== Aim of the exercise ==
Starting at the first line of the data, print each line verbatim up to and including the line bearing "0.139, 0.171, 0.177];", omitting pictures.

== Dataset section ==

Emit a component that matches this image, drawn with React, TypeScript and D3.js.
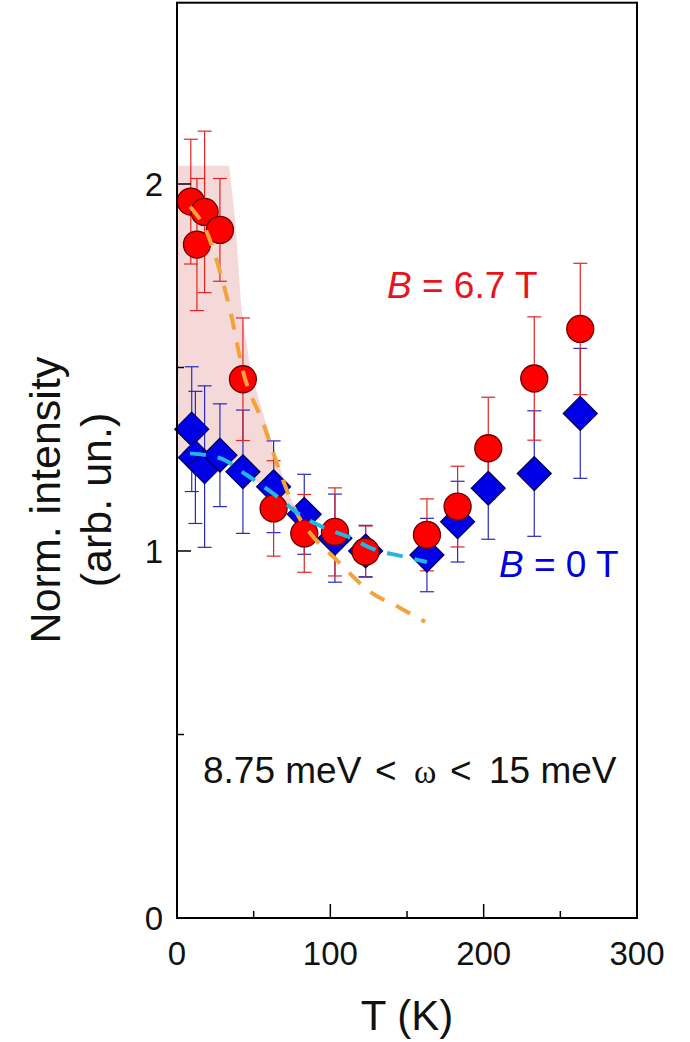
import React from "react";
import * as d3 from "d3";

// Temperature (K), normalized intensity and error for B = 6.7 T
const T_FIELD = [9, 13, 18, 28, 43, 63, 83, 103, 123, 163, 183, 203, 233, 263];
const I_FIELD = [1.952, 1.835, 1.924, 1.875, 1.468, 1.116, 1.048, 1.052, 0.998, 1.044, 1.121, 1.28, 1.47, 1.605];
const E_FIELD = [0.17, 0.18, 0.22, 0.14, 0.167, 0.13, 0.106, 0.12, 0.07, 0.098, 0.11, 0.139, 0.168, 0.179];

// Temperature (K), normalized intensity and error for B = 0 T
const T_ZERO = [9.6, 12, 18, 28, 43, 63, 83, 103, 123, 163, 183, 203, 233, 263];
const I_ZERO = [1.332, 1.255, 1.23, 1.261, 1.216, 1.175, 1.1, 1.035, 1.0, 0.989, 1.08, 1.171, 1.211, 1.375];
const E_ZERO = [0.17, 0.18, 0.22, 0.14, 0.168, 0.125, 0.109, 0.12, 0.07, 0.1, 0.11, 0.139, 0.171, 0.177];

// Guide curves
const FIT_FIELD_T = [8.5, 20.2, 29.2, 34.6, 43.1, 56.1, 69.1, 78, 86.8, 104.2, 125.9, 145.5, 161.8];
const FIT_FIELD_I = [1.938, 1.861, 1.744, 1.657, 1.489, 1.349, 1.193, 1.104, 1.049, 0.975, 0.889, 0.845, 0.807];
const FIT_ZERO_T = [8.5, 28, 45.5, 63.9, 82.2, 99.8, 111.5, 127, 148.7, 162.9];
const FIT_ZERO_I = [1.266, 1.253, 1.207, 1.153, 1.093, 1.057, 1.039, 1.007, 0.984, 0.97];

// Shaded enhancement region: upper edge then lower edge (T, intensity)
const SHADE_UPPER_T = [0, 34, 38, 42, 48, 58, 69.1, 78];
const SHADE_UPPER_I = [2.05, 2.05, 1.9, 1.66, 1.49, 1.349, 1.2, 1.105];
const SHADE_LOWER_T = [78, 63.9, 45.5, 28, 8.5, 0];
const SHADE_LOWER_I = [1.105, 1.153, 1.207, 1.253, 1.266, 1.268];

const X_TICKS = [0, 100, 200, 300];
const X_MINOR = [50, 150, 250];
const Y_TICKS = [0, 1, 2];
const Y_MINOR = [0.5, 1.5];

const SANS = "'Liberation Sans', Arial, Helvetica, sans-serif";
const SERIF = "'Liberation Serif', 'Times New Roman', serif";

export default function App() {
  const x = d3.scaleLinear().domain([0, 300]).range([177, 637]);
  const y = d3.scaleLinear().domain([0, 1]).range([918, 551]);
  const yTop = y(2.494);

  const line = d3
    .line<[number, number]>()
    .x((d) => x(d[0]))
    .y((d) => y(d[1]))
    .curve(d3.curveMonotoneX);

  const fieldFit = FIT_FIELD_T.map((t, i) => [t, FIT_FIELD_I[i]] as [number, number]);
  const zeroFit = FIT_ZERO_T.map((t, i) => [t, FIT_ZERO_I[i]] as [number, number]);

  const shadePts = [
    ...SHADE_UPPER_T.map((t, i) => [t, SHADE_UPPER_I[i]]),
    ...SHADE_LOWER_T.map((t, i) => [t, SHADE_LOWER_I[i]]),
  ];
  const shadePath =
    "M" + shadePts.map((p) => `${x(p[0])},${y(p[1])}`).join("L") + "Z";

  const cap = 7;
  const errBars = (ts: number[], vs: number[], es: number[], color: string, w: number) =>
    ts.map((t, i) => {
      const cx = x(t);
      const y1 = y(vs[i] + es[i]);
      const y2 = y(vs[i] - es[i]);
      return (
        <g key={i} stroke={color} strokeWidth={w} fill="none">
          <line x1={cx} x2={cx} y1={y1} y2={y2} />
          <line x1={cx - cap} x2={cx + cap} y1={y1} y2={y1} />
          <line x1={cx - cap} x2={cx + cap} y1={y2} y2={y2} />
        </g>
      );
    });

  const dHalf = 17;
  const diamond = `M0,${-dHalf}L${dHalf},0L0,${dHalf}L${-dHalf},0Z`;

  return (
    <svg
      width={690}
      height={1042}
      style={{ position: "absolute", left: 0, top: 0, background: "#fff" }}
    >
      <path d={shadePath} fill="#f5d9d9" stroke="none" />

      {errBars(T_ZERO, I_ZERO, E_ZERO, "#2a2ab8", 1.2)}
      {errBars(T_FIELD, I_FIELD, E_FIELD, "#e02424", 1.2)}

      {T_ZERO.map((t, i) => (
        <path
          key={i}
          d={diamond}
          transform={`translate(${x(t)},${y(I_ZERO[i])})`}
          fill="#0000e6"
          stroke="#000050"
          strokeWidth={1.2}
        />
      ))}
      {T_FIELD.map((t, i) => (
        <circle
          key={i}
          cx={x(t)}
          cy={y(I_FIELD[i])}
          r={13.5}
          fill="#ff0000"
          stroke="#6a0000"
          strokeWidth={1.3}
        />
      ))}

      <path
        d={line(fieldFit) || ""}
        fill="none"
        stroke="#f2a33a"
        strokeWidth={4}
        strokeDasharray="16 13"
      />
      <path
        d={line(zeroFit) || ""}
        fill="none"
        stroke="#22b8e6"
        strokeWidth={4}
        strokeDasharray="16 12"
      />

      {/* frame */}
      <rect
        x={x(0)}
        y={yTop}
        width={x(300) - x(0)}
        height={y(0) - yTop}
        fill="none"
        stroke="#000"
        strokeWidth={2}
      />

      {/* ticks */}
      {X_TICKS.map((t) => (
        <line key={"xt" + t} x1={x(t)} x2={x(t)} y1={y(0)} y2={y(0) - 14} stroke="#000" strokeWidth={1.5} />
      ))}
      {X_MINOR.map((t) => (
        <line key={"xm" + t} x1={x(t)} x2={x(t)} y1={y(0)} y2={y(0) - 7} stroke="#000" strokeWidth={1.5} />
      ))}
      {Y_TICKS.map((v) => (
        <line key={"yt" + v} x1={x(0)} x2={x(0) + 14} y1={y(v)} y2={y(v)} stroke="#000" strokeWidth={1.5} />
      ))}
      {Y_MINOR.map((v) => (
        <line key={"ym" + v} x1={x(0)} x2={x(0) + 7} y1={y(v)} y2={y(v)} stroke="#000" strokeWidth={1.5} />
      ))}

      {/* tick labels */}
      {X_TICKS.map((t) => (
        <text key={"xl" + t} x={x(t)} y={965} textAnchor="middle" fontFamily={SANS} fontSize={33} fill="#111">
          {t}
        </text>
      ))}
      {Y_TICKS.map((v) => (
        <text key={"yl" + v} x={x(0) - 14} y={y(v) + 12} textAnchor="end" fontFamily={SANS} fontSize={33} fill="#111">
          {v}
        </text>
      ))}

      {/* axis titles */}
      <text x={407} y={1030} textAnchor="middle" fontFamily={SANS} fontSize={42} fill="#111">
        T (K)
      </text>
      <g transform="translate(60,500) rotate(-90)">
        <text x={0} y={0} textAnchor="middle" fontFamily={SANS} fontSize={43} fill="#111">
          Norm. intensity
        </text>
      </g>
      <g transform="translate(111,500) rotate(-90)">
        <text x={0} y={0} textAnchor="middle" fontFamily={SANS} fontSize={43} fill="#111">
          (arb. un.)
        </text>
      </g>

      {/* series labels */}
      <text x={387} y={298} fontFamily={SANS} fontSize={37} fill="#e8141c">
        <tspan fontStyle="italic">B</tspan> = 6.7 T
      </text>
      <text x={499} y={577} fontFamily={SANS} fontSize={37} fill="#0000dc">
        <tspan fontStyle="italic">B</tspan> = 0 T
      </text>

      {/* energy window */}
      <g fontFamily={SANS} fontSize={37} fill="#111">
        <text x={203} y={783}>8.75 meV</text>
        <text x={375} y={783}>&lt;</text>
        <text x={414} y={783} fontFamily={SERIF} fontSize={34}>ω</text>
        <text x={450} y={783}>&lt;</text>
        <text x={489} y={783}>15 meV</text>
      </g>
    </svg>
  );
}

== Full response ==
Emit a component that matches this image, drawn with React, TypeScript and D3.js.
import React from "react";
import * as d3 from "d3";

// Temperature (K), normalized intensity and error for B = 6.7 T
const T_FIELD = [9, 13, 18, 28, 43, 63, 83, 103, 123, 163, 183, 203, 233, 263];
const I_FIELD = [1.952, 1.835, 1.924, 1.875, 1.468, 1.116, 1.048, 1.052, 0.998, 1.044, 1.121, 1.28, 1.47, 1.605];
const E_FIELD = [0.17, 0.18, 0.22, 0.14, 0.167, 0.13, 0.106, 0.12, 0.07, 0.098, 0.11, 0.139, 0.168, 0.179];

// Temperature (K), normalized intensity and error for B = 0 T
const T_ZERO = [9.6, 12, 18, 28, 43, 63, 83, 103, 123, 163, 183, 203, 233, 263];
const I_ZERO = [1.332, 1.255, 1.23, 1.261, 1.216, 1.175, 1.1, 1.035, 1.0, 0.989, 1.08, 1.171, 1.211, 1.375];
const E_ZERO = [0.17, 0.18, 0.22, 0.14, 0.168, 0.125, 0.109, 0.12, 0.07, 0.1, 0.11, 0.139, 0.171, 0.177];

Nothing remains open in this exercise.